Tuesday, 16 August 2011

The trendy photo shop near the hat shop had its window boarded up today. What are the police doing. Do we need more CCTV?

From Cllr James Baker

Wednesday, 17 August 2011

I don't know what has happened to the window. I don't think that more CCTV will help though, The Campbell Collaboration report commissioned by the Home Office reviewed 44 studies and came to the conclusion that CCTV had little impact on crime in Town/City centres.

In my view what is important is protecting the neighbourhood policing teams locally.

From Jim M

Thursday, 18 August 2011

The cameras seem to have been very effective in helping identify looters and rioters. The job would have been much harder, and public concern about the effectiveness of our justice system greater, if those involved and caught by CCTV had 'got away' with their crimes.

Time I think for the Coalition to drop its plans to 'regulate' CCTV - and ironically add further regulations to burden us when another cornerstone of their policy approach is to cut red tape.

From Paul Clarke

Thursday, 18 August 2011

I suppose Cllr Baker thinks he is being clever pulling out a study that suggests CCTV isn't effective. The study may be right but he might like to consider that many of the convictions of the idiots who looted our cities were thanks to crystal clear CCTV images.

It may be an infringement of the civil rights of the poor misunderstood looters who come from deprived backgrounds therefore they can do what they want, but thank god we had it in place in London and Manchester.

I was merely wondering if a couple of CCTV cameras on Market Street would deter - or help catch/convict - the morons smashing windows in the town but maybe it won't work.

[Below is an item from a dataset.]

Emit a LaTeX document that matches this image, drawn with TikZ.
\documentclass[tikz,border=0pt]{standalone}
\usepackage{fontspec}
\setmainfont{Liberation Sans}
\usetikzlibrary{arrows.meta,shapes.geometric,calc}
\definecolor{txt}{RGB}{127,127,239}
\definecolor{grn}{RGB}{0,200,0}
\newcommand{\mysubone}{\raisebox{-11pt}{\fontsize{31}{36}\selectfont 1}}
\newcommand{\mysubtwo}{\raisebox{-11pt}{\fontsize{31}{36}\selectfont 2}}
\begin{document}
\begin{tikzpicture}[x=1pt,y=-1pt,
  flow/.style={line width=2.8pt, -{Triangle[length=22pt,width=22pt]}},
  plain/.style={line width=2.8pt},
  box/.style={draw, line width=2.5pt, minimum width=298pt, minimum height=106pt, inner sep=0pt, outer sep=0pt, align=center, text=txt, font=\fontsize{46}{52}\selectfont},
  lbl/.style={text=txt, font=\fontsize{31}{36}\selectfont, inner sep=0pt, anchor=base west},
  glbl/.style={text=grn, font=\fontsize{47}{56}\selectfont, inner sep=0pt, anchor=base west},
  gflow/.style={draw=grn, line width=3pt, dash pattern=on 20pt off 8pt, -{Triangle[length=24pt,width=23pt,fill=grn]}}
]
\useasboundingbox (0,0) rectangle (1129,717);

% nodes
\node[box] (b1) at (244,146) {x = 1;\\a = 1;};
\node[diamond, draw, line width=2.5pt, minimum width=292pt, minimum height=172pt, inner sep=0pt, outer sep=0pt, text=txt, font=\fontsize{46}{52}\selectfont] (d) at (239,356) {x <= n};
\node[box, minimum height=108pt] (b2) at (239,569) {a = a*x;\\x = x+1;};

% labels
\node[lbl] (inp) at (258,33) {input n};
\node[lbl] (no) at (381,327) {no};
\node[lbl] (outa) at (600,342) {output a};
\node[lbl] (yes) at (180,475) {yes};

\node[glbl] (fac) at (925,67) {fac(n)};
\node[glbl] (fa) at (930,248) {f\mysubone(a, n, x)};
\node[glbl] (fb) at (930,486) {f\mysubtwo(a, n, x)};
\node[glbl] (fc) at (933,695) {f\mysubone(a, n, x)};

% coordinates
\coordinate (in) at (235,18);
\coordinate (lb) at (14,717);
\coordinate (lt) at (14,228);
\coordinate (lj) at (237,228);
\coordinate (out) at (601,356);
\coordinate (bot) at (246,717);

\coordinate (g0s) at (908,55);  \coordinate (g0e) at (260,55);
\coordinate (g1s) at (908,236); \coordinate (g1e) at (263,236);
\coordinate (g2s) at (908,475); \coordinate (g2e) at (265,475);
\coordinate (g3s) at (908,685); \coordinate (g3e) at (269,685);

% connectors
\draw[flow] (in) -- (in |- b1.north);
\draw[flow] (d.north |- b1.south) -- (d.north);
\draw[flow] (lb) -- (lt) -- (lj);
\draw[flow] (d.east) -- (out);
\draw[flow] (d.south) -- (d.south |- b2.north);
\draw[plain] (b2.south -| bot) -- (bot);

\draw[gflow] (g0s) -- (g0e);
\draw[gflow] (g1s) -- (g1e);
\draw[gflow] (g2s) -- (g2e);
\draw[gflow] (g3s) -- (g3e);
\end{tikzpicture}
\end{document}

I had hoped Cllr Baker might rise above his party's obsession with facing both ways on any issue. He issues a plea to protect community policing, yet he is a member of a party supporting police cuts that - according to a study by Cardiff University - will result in the loss of 16,000 front line officers. See, it's not hard to google a study to support an argument.

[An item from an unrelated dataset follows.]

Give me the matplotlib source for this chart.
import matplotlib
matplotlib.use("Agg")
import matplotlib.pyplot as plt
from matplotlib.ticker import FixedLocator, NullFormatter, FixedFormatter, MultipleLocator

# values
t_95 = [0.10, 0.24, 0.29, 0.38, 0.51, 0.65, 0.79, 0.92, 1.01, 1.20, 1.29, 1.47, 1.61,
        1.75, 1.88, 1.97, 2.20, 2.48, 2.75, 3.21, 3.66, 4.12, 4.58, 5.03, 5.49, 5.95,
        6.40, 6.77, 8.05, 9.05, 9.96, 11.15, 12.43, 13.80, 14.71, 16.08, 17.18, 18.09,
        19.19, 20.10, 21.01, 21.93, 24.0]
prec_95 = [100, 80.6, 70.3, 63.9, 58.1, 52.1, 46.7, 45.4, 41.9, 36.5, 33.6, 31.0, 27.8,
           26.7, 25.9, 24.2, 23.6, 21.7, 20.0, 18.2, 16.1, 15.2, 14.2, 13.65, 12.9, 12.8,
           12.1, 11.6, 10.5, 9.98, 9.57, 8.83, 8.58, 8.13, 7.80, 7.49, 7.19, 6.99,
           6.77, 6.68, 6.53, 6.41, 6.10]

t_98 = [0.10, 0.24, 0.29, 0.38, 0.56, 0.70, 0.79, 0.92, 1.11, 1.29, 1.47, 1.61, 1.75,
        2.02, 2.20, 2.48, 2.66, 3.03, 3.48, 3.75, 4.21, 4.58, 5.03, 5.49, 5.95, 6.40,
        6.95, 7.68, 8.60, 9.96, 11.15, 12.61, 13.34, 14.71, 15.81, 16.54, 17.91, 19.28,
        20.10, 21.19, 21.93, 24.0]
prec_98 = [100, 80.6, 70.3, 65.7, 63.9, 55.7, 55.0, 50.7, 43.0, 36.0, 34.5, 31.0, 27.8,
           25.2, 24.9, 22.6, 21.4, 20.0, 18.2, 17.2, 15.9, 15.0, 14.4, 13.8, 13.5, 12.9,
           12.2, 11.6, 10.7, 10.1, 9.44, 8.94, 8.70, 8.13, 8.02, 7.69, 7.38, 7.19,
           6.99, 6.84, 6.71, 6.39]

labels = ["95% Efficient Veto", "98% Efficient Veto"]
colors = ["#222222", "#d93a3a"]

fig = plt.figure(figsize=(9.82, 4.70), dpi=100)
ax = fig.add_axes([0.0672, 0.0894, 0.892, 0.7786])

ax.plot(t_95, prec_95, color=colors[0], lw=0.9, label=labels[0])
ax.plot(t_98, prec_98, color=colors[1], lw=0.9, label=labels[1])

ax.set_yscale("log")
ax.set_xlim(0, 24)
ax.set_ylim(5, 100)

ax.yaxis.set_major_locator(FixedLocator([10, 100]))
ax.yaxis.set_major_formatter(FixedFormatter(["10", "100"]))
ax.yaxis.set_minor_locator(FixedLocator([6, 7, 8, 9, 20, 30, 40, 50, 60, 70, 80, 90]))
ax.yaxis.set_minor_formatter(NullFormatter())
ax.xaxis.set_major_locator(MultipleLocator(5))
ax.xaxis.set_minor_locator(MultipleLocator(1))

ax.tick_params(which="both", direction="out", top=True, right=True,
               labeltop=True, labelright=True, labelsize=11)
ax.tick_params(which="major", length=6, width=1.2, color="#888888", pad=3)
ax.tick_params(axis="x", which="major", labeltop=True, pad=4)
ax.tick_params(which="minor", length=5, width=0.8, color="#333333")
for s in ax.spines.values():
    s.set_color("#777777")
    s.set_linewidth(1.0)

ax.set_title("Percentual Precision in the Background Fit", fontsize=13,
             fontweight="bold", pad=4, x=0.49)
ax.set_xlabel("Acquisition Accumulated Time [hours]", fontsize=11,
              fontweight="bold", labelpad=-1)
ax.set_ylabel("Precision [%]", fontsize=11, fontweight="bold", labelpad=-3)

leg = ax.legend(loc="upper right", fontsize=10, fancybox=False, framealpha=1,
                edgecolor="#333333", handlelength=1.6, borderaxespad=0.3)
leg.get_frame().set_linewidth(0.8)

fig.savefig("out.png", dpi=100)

So Cllr Baker wants community policing but ignores the Police Federation - not a very lefty organisation - who says the cuts his party supports will make it impossible to police riots or even the leafy streets of Hebdenshire

It's no wonder his party is sinking into political oblivion. One of my daughter's apolitical mates said to her, 'what is the point of Nick Clegg?' Judging by Cllr Baker's contribution the same applies to his party.

From Cllr James Baker

Friday, 19 August 2011

I want people to be safe, as a previous victim of violent crime, I know the trauma stress and hurt that it causes. If CCTV is demonstrably not cost-effective then I'd rather our limited resources are spent on something that is, and I think that is community policing. I'm not doing this because I think I am clever, but because I care.

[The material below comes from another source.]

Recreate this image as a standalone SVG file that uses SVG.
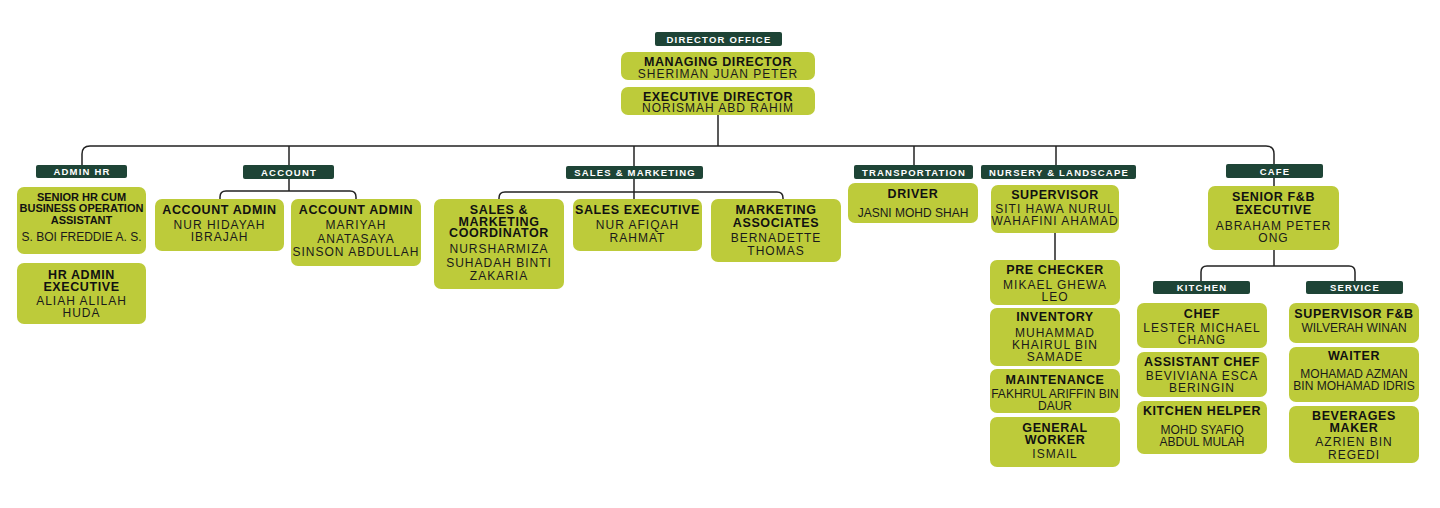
<svg xmlns="http://www.w3.org/2000/svg" width="1440" height="508" viewBox="0 0 1440 508">
<style>
.bg{fill:#ffffff}
.lab{fill:#1e4436}
.box{fill:#bdcb3a}
.lt{font-family:"Liberation Sans",Arial,sans-serif;font-weight:bold;font-size:9.5px;fill:#ffffff;letter-spacing:1.2px;text-anchor:middle}
.t{font-family:"Liberation Sans",Arial,sans-serif;font-weight:bold;font-size:12.5px;fill:#111111;letter-spacing:0.6px;text-anchor:middle}
.ts{font-family:"Liberation Sans",Arial,sans-serif;font-weight:bold;font-size:11px;fill:#111111;letter-spacing:0px;text-anchor:middle}
.n{font-family:"Liberation Sans",Arial,sans-serif;font-size:12px;fill:#1a1a1a;letter-spacing:1px;text-anchor:middle}
.nn{font-family:"Liberation Sans",Arial,sans-serif;font-size:12px;fill:#1a1a1a;letter-spacing:0px;text-anchor:middle}
.c{fill:none;stroke:#222222;stroke-width:1.5}
</style>
<rect class="bg" x="0" y="0" width="1440" height="508"/>

<g id="connectors">
<path class="c" d="M718 115 V146"/>
<path class="c" d="M82 165 V154 Q82 146 90 146 H1266 Q1274 146 1274 154 V164"/>
<path class="c" d="M289 146 V165"/>
<path class="c" d="M634 146 V166"/>
<path class="c" d="M914 146 V165"/>
<path class="c" d="M1056 146 V165"/>
<path class="c" d="M289 179 V191"/>
<path class="c" d="M220 199 V197 Q220 191 226 191 H350 Q356 191 356 197 V199"/>
<path class="c" d="M634 179 V199"/>
<path class="c" d="M499 199 V198 Q499 192 505 192 H777 Q783 192 783 198 V199"/>
<path class="c" d="M1055 233 V260"/>
<path class="c" d="M1274 178 V186"/>
<path class="c" d="M1274 250 V266"/>
<path class="c" d="M1201 281 V272 Q1201 266 1207 266 H1349 Q1355 266 1355 272 V281"/>
</g>

<g id="director-office">
<rect class="lab" x="655" y="32" width="127" height="14" rx="2"/>
<text class="lt" x="719" y="42.5">DIRECTOR OFFICE</text>
</g>
<g id="managing-director">
<rect class="box" x="621" y="52" width="194" height="28" rx="7"/>
<text class="t" x="718" y="65.5">MANAGING DIRECTOR</text>
<text class="n" x="718" y="77.5">SHERIMAN JUAN PETER</text>
</g>
<g id="executive-director">
<rect class="box" x="621" y="87" width="194" height="28" rx="7"/>
<text class="t" x="718" y="100.5">EXECUTIVE DIRECTOR</text>
<text class="n" x="718" y="112.3">NORISMAH ABD RAHIM</text>
</g>

<g id="admin-hr">
<rect class="lab" x="36" y="165" width="91" height="13" rx="2"/>
<text class="lt" x="82" y="175">ADMIN HR</text>
</g>
<g id="senior-hr">
<rect class="box" x="17" y="187" width="129" height="67" rx="7"/>
<text class="ts" x="81.5" y="200.5">SENIOR HR CUM</text>
<text class="ts" x="81.5" y="212">BUSINESS OPERATION</text>
<text class="ts" x="81.5" y="223.5">ASSISTANT</text>
<text class="nn" x="81.5" y="241">S. BOI FREDDIE A. S.</text>
</g>
<g id="hr-admin-executive">
<rect class="box" x="17" y="263" width="129" height="61" rx="7"/>
<text class="t" x="81.5" y="279">HR ADMIN</text>
<text class="t" x="81.5" y="291">EXECUTIVE</text>
<text class="n" x="81.5" y="305">ALIAH ALILAH</text>
<text class="n" x="81.5" y="317">HUDA</text>
</g>

<g id="account">
<rect class="lab" x="243" y="165" width="91" height="14" rx="2"/>
<text class="lt" x="289" y="175.5">ACCOUNT</text>
</g>
<g id="account-admin-1">
<rect class="box" x="155" y="199" width="129" height="52" rx="7"/>
<text class="t" x="219.5" y="214">ACCOUNT ADMIN</text>
<text class="n" x="219.5" y="229">NUR HIDAYAH</text>
<text class="n" x="219.5" y="241">IBRAJAH</text>
</g>
<g id="account-admin-2">
<rect class="box" x="291" y="199" width="130" height="67" rx="7"/>
<text class="t" x="356" y="214">ACCOUNT ADMIN</text>
<text class="n" x="356" y="229">MARIYAH</text>
<text class="n" x="356" y="242.5">ANATASAYA</text>
<text class="n" x="356" y="256">SINSON ABDULLAH</text>
</g>

<g id="sales-marketing">
<rect class="lab" x="566" y="166" width="137" height="13" rx="2"/>
<text class="lt" x="635" y="176">SALES &amp; MARKETING</text>
</g>
<g id="sales-marketing-coordinator">
<rect class="box" x="434" y="199" width="130" height="90" rx="7"/>
<text class="t" x="499" y="214">SALES &amp;</text>
<text class="t" x="499" y="225.5">MARKETING</text>
<text class="t" x="499" y="237">COORDINATOR</text>
<text class="n" x="499" y="253">NURSHARMIZA</text>
<text class="n" x="499" y="266.5">SUHADAH BINTI</text>
<text class="n" x="499" y="280">ZAKARIA</text>
</g>
<g id="sales-executive">
<rect class="box" x="573" y="199" width="129" height="52" rx="7"/>
<text class="t" x="637.5" y="214">SALES EXECUTIVE</text>
<text class="n" x="637.5" y="229">NUR AFIQAH</text>
<text class="n" x="637.5" y="242">RAHMAT</text>
</g>
<g id="marketing-associates">
<rect class="box" x="711" y="199" width="130" height="63" rx="7"/>
<text class="t" x="776" y="214">MARKETING</text>
<text class="t" x="776" y="227">ASSOCIATES</text>
<text class="n" x="776" y="242">BERNADETTE</text>
<text class="n" x="776" y="255">THOMAS</text>
</g>

<g id="transportation">
<rect class="lab" x="854" y="165" width="119" height="14" rx="2"/>
<text class="lt" x="914" y="175.5">TRANSPORTATION</text>
</g>
<g id="driver">
<rect class="box" x="848" y="183" width="130" height="40" rx="7"/>
<text class="t" x="913" y="198">DRIVER</text>
<text class="nn" x="913" y="217">JASNI MOHD SHAH</text>
</g>

<g id="nursery-landscape">
<rect class="lab" x="981" y="165" width="155" height="14" rx="2"/>
<text class="lt" x="1059" y="175.5">NURSERY &amp; LANDSCAPE</text>
</g>
<g id="supervisor">
<rect class="box" x="991" y="185" width="128" height="48" rx="7"/>
<text class="t" x="1055" y="199">SUPERVISOR</text>
<text class="n" x="1055" y="213">SITI HAWA NURUL</text>
<text class="n" x="1055" y="225">WAHAFINI AHAMAD</text>
</g>
<g id="pre-checker">
<rect class="box" x="990" y="260" width="130" height="45" rx="7"/>
<text class="t" x="1055" y="274">PRE CHECKER</text>
<text class="n" x="1055" y="289">MIKAEL GHEWA</text>
<text class="n" x="1055" y="301">LEO</text>
</g>
<g id="inventory">
<rect class="box" x="990" y="308" width="130" height="58" rx="7"/>
<text class="t" x="1055" y="321">INVENTORY</text>
<text class="n" x="1055" y="337">MUHAMMAD</text>
<text class="n" x="1055" y="349">KHAIRUL BIN</text>
<text class="n" x="1055" y="361">SAMADE</text>
</g>
<g id="maintenance">
<rect class="box" x="990" y="369" width="130" height="44" rx="7"/>
<text class="t" x="1055" y="384">MAINTENANCE</text>
<text class="nn" x="1055" y="398">FAKHRUL ARIFFIN BIN</text>
<text class="nn" x="1055" y="410">DAUR</text>
</g>
<g id="general-worker">
<rect class="box" x="990" y="417" width="130" height="50" rx="7"/>
<text class="t" x="1055" y="432">GENERAL</text>
<text class="t" x="1055" y="444">WORKER</text>
<text class="n" x="1055" y="458">ISMAIL</text>
</g>

<g id="cafe">
<rect class="lab" x="1226" y="164" width="97" height="14" rx="2"/>
<text class="lt" x="1275" y="174.5">CAFE</text>
</g>
<g id="senior-fb-executive">
<rect class="box" x="1208" y="186" width="131" height="64" rx="7"/>
<text class="t" x="1273.5" y="201">SENIOR F&amp;B</text>
<text class="t" x="1273.5" y="214">EXECUTIVE</text>
<text class="n" x="1273.5" y="230">ABRAHAM PETER</text>
<text class="n" x="1273.5" y="242">ONG</text>
</g>

<g id="kitchen">
<rect class="lab" x="1153" y="281" width="97" height="13" rx="2"/>
<text class="lt" x="1202" y="291">KITCHEN</text>
</g>
<g id="chef">
<rect class="box" x="1137" y="303" width="130" height="45" rx="7"/>
<text class="t" x="1202" y="318">CHEF</text>
<text class="n" x="1202" y="332">LESTER MICHAEL</text>
<text class="n" x="1202" y="344">CHANG</text>
</g>
<g id="assistant-chef">
<rect class="box" x="1137" y="352" width="130" height="45" rx="7"/>
<text class="t" x="1202" y="366">ASSISTANT CHEF</text>
<text class="n" x="1202" y="380">BEVIVIANA ESCA</text>
<text class="n" x="1202" y="392">BERINGIN</text>
</g>
<g id="kitchen-helper">
<rect class="box" x="1137" y="401" width="130" height="53" rx="7"/>
<text class="t" x="1202" y="415">KITCHEN HELPER</text>
<text class="nn" x="1202" y="434">MOHD SYAFIQ</text>
<text class="nn" x="1202" y="446">ABDUL MULAH</text>
</g>

<g id="service">
<rect class="lab" x="1306" y="281" width="97" height="13" rx="2"/>
<text class="lt" x="1355" y="291">SERVICE</text>
</g>
<g id="supervisor-fb">
<rect class="box" x="1289" y="303" width="130" height="40" rx="7"/>
<text class="t" x="1354" y="318">SUPERVISOR F&amp;B</text>
<text class="nn" x="1354" y="332">WILVERAH WINAN</text>
</g>
<g id="waiter">
<rect class="box" x="1289" y="347" width="130" height="55" rx="7"/>
<text class="t" x="1354" y="360">WAITER</text>
<text class="nn" x="1354" y="378">MOHAMAD AZMAN</text>
<text class="nn" x="1354" y="390">BIN MOHAMAD IDRIS</text>
</g>
<g id="beverages-maker">
<rect class="box" x="1289" y="406" width="130" height="57" rx="7"/>
<text class="t" x="1354" y="420">BEVERAGES</text>
<text class="t" x="1354" y="432">MAKER</text>
<text class="n" x="1354" y="446">AZRIEN BIN</text>
<text class="n" x="1354" y="459">REGEDI</text>
</g>
</svg>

It is my belief that effective community policing should be protected from the cuts, and that is what my party has been doing here in Calderdale. I wish the economic situation was different, but Brown gave all of our money to the bankers and left the nation with a crippling deficit, so you have to fight to try and protect what you think is most important, and that is what I do. I hold my head up high Paul and do what I believe is right.

I'm glad that CCTV has helped catch some people involved in the riots, but it didn't help prevent the riots occurring. Perhaps if some of that vast amount of capital ploughed into CCTV, had been spent on officers things would have been different. Instead we had years of money being wasted on gimmicks like ID cards, when it should have been spent on the police.

Jim, I totally agree the current plans for regulating CCTV are nonsense, and create more red tape. They also do nothing to address civil liberties concerns. Their primary aim appears to be to create a code of practice and standardisation of CCTV. My views on this aspect of the Protection of Freedom Bills are almost entirely summed up by the evidence fellow civil liberties campaigner Mr Steve Jolly gave at the select committee stage.

From Graham Barker

Saturday, 20 August 2011

I don't get James Baker's logic. CCTV may not prevent crime, but neither does community policing. In a 24-hour, highly mobile society it simply can't. Yet CCTV undeniably provides evidence that gets convictions in many serious crimes. That's its real value and that's how we should measure its cost effectiveness.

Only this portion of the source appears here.